From Putin’s point of view, a reorganisation of Europe in this sense is imperative to correct the ‘disgrace’ of Gorbachev’s ‘dealmaking’ — in line with the Congress of Vienna and the Yalta Conference. In this tradition, the Russians also point out to the Europeans that they should accept that the inviolability of borders only applied for a brief moment in history, while in the long-winded Russian perception, the borders of Europe have shifted several times in each century. In the Russian narrative, the annexation of Ukrainian territories is thus a ‘normal stage in the change of Soviet borders since the 1990s — first in a shrinking direction, now in an expansive one’.
Thirdly, at the global level, Vladimir Putin wants Russia to be recognised as a major power with a regulatory role — which in turn can only be achieved through corresponding recognition by the United States. A new multipolar world should be negotiated with the equal participation of Russia — not just between Washington and Beijing. Putin sees Russia as an exceptional force that has sometimes influenced the rules of the game in world politics in a conservative and sometimes revolutionary way. In view of the rapidly ageing Russian population and a global economy that is quickly decarbonising, even in China, his efforts towards the end of his life and career in the 21st century are aimed at converting the Russian Federation’s remaining power into a sustainably better position. Russia wants different rules. At the expense of Ukraine and Europe.
And this is the crux of Trump’s foreign policy revolution. The real turning point in US-Russian relations was not Trump’s election victory, but his determination that the US should be ‘only a mediator’ in this war. The aim is to ease the US’ own obligations to Kyiv as quickly as possible in order to bring both parties to the negotiating table — not out of altruism, but to reduce the burden of US involvement in the conflict while at the same time salvaging previous ‘investments’ in Ukraine.
Putin responded extremely positively to Trump’s interest in Ukrainian rare earths and immediately offered him joint mining projects in Ukraine — which, from Putin’s point of view, would imply American acceptance of the border changes. He even held out the prospect of Russian-American joint ventures in Krasnoyarsk in Siberia. This, in turn, caused irritation in patriotic circles, since the narrative of a vital defensive struggle against Western imperialism is a central component of Russian propaganda.
But in Russia, ideology is ultimately a seasonal fashion — Putin has no difficulty switching to geopolitical business language. At last week’s press conference, he himself raised the possibility of resuming gas supplies to Europe — possibly through an American-Russian consortium.

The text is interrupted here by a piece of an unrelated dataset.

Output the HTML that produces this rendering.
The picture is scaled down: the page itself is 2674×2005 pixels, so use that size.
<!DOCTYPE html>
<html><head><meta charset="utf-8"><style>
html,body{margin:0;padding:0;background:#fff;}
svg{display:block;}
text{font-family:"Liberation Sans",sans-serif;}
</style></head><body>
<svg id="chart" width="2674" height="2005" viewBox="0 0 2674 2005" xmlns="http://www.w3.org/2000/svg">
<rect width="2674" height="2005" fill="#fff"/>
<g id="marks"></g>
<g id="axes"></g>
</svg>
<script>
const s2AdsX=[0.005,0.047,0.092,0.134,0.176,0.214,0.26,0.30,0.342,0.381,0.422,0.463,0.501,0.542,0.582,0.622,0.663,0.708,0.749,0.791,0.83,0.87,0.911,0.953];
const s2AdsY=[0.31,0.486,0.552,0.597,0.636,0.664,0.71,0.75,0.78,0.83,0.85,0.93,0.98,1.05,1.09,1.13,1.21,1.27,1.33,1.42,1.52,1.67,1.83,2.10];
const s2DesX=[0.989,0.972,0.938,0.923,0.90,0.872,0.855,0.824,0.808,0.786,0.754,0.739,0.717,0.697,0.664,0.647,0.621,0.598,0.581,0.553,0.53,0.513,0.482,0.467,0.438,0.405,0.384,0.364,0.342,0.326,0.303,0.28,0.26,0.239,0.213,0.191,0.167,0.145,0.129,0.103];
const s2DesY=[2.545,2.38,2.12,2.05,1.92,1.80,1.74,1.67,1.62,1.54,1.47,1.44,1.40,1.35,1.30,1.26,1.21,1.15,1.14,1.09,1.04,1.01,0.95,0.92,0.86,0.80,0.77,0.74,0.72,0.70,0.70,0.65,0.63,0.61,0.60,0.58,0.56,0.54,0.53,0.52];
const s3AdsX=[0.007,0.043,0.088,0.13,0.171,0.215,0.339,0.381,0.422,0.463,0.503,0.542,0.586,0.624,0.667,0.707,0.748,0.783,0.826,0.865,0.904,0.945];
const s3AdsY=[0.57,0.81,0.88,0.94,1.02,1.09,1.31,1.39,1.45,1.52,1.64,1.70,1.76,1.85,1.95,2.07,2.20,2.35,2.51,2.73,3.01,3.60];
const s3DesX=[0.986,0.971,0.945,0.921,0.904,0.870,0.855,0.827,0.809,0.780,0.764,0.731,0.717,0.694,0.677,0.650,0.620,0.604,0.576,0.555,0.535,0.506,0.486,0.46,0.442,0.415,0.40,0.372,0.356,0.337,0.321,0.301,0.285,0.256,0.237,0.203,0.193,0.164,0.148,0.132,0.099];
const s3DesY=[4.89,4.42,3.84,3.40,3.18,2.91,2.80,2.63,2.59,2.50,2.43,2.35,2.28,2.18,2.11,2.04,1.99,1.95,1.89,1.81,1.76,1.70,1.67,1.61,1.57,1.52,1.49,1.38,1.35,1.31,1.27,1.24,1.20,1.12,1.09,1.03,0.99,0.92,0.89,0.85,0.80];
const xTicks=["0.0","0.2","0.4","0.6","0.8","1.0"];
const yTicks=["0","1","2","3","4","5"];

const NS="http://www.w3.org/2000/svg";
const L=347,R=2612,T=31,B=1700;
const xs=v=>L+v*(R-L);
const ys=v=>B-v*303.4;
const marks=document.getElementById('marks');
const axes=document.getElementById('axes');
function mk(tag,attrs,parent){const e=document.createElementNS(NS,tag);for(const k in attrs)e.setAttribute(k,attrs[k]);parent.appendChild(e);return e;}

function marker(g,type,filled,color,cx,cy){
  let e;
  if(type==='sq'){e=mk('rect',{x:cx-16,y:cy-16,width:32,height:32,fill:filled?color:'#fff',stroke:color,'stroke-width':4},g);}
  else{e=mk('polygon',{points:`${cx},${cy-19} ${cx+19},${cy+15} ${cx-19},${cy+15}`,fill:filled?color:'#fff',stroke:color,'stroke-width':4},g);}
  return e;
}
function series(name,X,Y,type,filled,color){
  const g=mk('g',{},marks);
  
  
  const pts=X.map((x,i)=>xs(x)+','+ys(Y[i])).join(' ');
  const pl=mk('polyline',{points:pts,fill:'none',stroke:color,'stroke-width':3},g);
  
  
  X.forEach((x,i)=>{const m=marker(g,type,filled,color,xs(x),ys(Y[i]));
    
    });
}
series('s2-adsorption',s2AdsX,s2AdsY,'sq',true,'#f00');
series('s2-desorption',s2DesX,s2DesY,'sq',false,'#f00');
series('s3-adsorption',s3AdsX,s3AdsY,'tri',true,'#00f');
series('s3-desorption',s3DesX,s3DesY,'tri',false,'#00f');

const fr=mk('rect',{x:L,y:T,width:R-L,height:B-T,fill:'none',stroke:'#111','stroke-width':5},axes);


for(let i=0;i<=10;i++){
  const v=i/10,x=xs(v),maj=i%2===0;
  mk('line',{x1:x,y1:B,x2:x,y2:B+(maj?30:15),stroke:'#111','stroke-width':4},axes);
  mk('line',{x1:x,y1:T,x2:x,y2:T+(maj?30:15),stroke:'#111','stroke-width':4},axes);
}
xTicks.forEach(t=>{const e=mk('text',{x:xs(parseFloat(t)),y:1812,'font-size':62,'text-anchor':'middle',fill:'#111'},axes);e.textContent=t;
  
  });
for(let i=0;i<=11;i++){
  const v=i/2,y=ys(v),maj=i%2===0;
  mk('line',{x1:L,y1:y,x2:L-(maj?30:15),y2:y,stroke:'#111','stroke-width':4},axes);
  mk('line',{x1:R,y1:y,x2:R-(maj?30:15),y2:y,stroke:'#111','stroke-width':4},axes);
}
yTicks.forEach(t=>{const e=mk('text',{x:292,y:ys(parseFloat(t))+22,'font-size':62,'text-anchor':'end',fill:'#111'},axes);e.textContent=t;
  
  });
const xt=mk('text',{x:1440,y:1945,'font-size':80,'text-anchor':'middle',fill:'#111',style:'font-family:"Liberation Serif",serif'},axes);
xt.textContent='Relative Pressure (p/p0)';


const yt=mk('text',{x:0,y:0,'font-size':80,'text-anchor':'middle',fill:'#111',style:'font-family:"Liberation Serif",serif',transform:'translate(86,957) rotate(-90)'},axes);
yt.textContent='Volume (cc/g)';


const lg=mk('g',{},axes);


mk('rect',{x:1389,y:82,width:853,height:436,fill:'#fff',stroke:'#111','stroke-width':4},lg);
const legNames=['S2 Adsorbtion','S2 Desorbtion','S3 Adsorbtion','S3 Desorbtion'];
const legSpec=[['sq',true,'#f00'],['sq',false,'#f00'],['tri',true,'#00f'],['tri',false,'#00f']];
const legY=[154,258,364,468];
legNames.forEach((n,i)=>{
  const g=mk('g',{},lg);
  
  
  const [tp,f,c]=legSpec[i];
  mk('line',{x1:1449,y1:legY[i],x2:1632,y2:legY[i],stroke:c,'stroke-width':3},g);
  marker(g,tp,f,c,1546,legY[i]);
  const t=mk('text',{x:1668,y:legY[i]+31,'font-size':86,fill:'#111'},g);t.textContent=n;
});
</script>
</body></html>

Nevertheless, the problem lies elsewhere. Moscow does not want the US to mediate — it wants to negotiate with the US. Flirting with Trump’s disarmament ideas, pressing for a rapid normalisation of air and payment traffic — all this is intended to persuade Washington to grant Russia the status of the only major European power, first informally and later in substance.
So far, Trump’s mediation has given the impression that this is merely a local, post-Soviet conflict between Eastern Slavs — a kind of ‘Yugoslavia 2.0’. And thus a situation in which an agreement could be reached through American diplomatic skill and well-dosed pressure on both sides.
That is not what Moscow wants. The history of Russian-Ukrainian ceasefires is full of sudden breaks. Yes, Ukraine is the minimum goal. But it is about more than that. And that is precisely why Russia will continue to play tactical games — linking the acceptance of the ceasefire to ever more concessions that could eventually lead to far-reaching European or global demands. A unilateral American rejection of Ukrainian NATO membership, a demand for demilitarised buffer zones along the NATO-Russia border or a US-Russian peace conference for the whole of Europe — all this could become a condition. And if they are not met, Russia can continue militarily until Ukraine collapses socially and politically from within. The Kursk Oblast has been de facto reconquered and the minimal goal of ‘desovereignisation’ would then still be achievable by costly but proven means.
It is precisely because it is not clear whether Trump can only provide Putin with selective help or whether he can become a strategic partner that Moscow wants guarantees. It may sound counterintuitive, but Russian foreign policy is not seeking to dismantle international law across the board. On the contrary, it is fixated on formalising its own gains. With BRICS, the Kremlin has been working for years on a makeshift institutional structure for a ‘post-UN world’. Whether through the documented withdrawal of the Bucharest NATO admission promise or through the contractual and institutional integration of non-European actors such as Turkey, Saudi Arabia or India in securing the post-war situation — Russia wants to anchor its influence in fixed structures.
Moscow is visibly concerned about the narrow window of opportunity before the US midterm elections — it wants to create facts before the geopolitical cards are reshuffled. This is precisely why Russia is pushing for actual treaties and formal agreements. Lavrov and Putin would like nothing more than a Riyadh Congress on ‘final settlement in relation to Europe’.
This geopolitical ‘international law of the great powers’ would cement a two-tier world — and is incompatible with the current state of Europe. Quite apart from the fact that, from a Russian point of view, the Europeans would be in the second class. A war in the middle of Europe is already being negotiated between capital cities outside the core continent, including ideas for sending non-European peacekeeping troops.
One scenario that Russia does not sufficiently take into account is the one that Ukraine, Germany and Europe recognise precisely for this reason: in a situation in which both Russia and the US are challenging the post-war order – and China, of all countries, appears as the last power to uphold the status quo – mere adherence to the old world is not enough.
A sovereign Europe capable of conducting its own foreign policy, one that can coherently formulate its own interests and underpin them with real instruments, would be a real player in the Russian and, incidentally, in the current American foreign policy conception. Moscow does not consider such a scenario to be likely. But the Kremlin is not without its errors.